### YOUR GOAL
Write again exactly the lines in the listing below, starting at the line with "Rebuild this chart" and ending at the line with "const wideFont = 'bold", both included. Pictures are not copied.

..............................

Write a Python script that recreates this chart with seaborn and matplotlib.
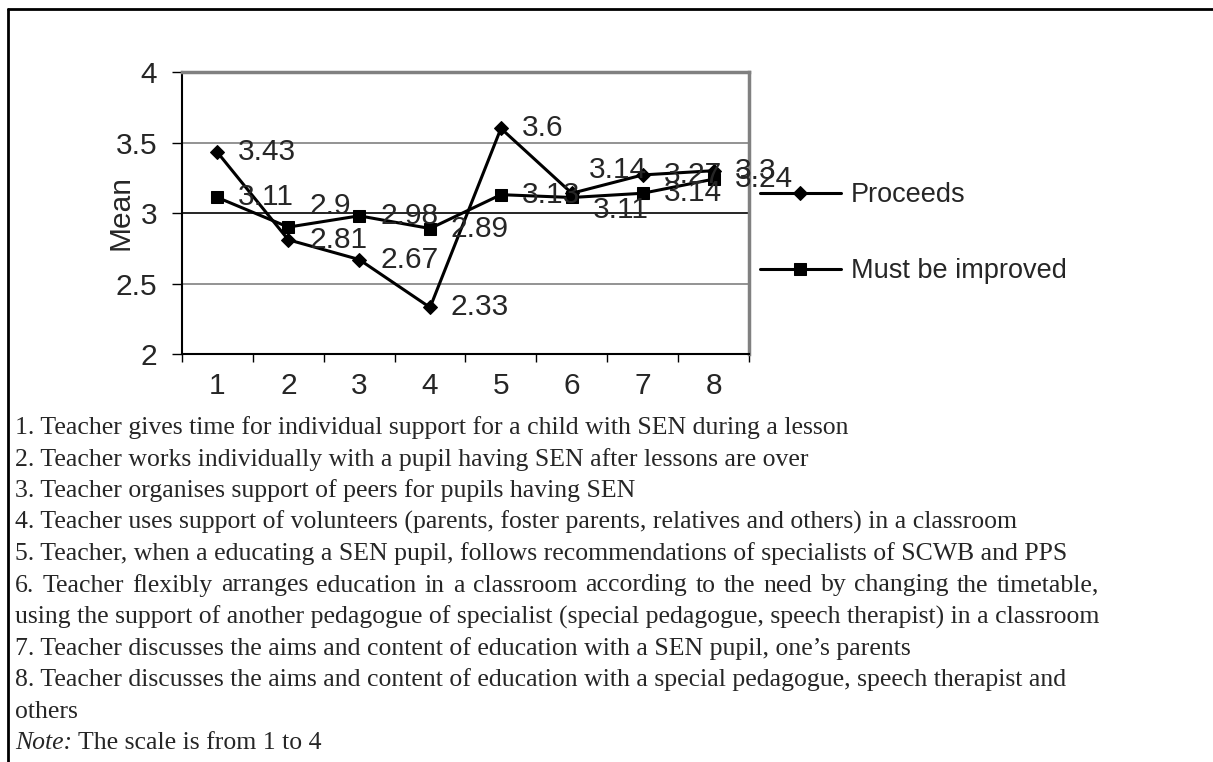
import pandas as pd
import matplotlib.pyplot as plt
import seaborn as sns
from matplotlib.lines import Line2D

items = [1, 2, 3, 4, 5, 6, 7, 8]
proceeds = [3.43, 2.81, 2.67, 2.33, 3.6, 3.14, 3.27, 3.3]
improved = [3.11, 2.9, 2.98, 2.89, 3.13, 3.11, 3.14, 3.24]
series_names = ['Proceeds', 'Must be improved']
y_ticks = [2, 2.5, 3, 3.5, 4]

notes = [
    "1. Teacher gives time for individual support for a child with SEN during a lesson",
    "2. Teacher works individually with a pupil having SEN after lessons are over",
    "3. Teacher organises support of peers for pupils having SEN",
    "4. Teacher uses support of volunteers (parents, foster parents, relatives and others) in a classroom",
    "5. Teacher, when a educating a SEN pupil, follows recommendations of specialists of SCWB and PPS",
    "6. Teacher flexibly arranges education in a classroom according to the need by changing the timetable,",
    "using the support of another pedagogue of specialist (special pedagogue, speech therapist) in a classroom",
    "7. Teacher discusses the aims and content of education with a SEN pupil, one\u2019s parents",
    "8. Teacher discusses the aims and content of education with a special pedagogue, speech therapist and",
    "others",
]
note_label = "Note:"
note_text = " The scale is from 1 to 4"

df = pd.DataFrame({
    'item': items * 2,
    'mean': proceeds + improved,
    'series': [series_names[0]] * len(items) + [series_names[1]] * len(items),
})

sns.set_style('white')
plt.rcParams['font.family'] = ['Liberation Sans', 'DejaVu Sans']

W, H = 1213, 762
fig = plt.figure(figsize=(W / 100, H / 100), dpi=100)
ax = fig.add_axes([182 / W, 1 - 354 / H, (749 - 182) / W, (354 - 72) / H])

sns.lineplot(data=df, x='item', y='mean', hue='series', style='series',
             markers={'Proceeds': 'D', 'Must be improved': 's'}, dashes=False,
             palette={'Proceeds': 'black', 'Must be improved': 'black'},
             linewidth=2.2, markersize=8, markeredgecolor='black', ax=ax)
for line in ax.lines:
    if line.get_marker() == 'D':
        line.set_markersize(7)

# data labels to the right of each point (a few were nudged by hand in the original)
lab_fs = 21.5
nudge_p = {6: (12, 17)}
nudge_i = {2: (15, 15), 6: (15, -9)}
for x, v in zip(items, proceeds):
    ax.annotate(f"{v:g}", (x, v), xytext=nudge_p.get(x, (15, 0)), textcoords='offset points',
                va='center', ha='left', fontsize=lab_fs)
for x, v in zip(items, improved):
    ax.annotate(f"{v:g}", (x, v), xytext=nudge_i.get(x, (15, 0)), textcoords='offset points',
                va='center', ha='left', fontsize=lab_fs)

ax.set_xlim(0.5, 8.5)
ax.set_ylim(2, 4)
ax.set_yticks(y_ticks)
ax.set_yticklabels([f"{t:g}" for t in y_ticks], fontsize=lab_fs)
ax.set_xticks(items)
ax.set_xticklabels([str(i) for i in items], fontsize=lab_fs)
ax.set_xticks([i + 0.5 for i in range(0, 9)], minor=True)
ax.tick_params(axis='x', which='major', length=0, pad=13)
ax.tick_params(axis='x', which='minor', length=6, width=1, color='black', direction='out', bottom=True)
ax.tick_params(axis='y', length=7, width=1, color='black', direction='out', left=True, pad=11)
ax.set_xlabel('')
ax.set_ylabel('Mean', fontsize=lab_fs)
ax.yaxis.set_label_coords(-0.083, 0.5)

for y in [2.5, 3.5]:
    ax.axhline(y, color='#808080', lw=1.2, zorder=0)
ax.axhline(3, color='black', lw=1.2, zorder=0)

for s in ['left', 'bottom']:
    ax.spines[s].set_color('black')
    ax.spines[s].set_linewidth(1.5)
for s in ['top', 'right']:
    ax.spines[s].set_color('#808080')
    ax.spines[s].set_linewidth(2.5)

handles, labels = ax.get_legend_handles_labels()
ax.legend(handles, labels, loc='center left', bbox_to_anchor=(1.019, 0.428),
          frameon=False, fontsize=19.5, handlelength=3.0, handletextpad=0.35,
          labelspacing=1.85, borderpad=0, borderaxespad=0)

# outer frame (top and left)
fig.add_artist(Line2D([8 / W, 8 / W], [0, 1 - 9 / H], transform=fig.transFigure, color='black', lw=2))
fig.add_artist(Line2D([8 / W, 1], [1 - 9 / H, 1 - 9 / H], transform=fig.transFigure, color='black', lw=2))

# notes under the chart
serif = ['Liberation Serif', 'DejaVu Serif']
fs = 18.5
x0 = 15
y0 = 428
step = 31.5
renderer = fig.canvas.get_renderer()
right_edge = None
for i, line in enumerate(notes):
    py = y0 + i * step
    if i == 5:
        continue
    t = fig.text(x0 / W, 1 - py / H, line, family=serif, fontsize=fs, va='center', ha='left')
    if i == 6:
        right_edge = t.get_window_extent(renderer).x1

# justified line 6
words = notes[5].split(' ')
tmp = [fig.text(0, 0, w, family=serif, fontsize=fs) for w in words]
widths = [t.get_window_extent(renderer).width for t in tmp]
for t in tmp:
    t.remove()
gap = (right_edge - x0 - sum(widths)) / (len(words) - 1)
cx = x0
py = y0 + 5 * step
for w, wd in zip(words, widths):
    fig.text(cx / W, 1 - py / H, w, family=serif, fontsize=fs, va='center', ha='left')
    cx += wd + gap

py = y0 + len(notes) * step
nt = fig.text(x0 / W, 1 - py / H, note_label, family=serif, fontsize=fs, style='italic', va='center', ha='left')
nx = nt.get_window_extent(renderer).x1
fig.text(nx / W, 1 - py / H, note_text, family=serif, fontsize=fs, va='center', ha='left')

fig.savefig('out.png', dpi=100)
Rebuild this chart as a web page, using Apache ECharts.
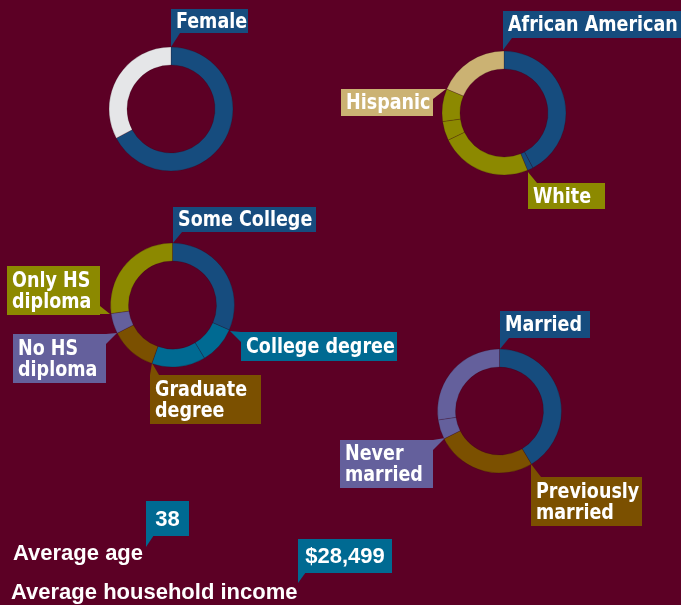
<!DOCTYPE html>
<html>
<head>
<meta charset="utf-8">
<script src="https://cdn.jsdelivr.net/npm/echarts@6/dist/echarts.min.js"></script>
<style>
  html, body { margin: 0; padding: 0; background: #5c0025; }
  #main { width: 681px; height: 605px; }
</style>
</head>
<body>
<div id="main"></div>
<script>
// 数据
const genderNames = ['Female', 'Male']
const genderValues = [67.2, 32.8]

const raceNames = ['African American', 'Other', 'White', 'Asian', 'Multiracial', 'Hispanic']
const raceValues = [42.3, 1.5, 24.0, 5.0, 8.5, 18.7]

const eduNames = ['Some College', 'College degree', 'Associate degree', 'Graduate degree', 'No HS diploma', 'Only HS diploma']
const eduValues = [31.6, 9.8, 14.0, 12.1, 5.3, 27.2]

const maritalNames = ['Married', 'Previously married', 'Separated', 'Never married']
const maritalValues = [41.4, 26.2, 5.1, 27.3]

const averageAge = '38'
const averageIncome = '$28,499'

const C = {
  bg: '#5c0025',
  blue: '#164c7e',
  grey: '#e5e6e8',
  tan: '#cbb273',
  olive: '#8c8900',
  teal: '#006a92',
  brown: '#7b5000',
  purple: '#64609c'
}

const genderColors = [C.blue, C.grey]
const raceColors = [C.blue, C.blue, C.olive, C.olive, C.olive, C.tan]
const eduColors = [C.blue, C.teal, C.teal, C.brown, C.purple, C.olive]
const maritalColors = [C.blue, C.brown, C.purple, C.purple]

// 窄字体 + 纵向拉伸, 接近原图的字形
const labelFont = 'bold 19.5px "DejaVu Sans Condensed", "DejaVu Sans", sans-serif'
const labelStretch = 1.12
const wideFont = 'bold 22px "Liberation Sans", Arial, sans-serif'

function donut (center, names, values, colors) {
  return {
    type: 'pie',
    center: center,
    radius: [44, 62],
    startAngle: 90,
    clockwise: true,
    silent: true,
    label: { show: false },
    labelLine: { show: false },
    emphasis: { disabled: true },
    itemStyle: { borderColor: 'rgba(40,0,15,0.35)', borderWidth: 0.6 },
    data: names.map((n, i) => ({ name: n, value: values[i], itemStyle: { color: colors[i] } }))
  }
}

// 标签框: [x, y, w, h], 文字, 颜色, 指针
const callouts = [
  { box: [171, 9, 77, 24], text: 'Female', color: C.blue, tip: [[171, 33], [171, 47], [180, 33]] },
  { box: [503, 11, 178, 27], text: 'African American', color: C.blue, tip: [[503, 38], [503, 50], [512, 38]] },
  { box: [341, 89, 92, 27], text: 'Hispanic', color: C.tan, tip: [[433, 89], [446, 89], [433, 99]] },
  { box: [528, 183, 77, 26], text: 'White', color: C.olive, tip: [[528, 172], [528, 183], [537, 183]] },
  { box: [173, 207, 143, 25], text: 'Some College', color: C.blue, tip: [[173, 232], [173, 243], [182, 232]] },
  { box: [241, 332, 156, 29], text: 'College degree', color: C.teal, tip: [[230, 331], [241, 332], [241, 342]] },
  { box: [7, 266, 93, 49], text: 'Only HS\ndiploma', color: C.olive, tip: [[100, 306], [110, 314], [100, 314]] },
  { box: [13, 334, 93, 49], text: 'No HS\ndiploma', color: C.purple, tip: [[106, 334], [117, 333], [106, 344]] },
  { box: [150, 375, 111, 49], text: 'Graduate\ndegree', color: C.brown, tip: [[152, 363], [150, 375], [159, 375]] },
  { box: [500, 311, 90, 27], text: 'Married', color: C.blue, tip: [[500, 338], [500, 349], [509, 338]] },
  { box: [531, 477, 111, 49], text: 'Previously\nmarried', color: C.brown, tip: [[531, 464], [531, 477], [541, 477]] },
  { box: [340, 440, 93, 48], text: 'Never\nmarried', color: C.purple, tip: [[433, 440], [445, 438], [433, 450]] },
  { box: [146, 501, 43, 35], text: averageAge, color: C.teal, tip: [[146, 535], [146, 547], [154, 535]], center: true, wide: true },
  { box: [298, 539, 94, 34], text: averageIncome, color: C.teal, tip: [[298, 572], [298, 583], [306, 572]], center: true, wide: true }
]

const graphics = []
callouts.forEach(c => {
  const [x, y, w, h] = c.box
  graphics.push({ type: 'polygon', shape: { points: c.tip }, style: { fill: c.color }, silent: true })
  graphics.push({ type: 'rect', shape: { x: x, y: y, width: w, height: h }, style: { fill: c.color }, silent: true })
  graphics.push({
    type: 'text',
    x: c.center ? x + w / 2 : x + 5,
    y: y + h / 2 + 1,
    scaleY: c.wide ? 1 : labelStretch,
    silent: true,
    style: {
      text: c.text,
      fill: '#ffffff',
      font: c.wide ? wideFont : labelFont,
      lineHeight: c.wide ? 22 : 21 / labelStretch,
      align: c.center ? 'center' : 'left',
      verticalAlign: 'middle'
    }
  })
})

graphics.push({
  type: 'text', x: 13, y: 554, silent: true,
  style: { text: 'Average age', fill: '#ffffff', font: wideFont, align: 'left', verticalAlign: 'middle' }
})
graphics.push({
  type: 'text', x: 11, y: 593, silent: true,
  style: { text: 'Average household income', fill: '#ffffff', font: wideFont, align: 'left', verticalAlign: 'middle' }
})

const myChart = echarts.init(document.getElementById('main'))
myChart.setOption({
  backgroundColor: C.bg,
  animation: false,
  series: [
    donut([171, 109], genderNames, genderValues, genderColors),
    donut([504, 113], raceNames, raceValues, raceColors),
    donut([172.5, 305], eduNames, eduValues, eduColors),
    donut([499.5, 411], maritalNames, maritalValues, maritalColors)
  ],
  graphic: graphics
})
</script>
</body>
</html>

..............................

### SOLUTION FOR THIS EXERCISE
Rebuild this chart as a web page, using Apache ECharts.
<!DOCTYPE html>
<html>
<head>
<meta charset="utf-8">
<script src="https://cdn.jsdelivr.net/npm/echarts@6/dist/echarts.min.js"></script>
<style>
  html, body { margin: 0; padding: 0; background: #5c0025; }
  #main { width: 681px; height: 605px; }
</style>
</head>
<body>
<div id="main"></div>
<script>
// 数据
const genderNames = ['Female', 'Male']
const genderValues = [67.2, 32.8]

const raceNames = ['African American', 'Other', 'White', 'Asian', 'Multiracial', 'Hispanic']
const raceValues = [42.3, 1.5, 24.0, 5.0, 8.5, 18.7]

const eduNames = ['Some College', 'College degree', 'Associate degree', 'Graduate degree', 'No HS diploma', 'Only HS diploma']
const eduValues = [31.6, 9.8, 14.0, 12.1, 5.3, 27.2]

const maritalNames = ['Married', 'Previously married', 'Separated', 'Never married']
const maritalValues = [41.4, 26.2, 5.1, 27.3]

const averageAge = '38'
const averageIncome = '$28,499'

const C = {
  bg: '#5c0025',
  blue: '#164c7e',
  grey: '#e5e6e8',
  tan: '#cbb273',
  olive: '#8c8900',
  teal: '#006a92',
  brown: '#7b5000',
  purple: '#64609c'
}

const genderColors = [C.blue, C.grey]
const raceColors = [C.blue, C.blue, C.olive, C.olive, C.olive, C.tan]
const eduColors = [C.blue, C.teal, C.teal, C.brown, C.purple, C.olive]
const maritalColors = [C.blue, C.brown, C.purple, C.purple]

// 窄字体 + 纵向拉伸, 接近原图的字形
const labelFont = 'bold 19.5px "DejaVu Sans Condensed", "DejaVu Sans", sans-serif'
const labelStretch = 1.12
const wideFont = 'bold 22px "Liberation Sans", Arial, sans-serif'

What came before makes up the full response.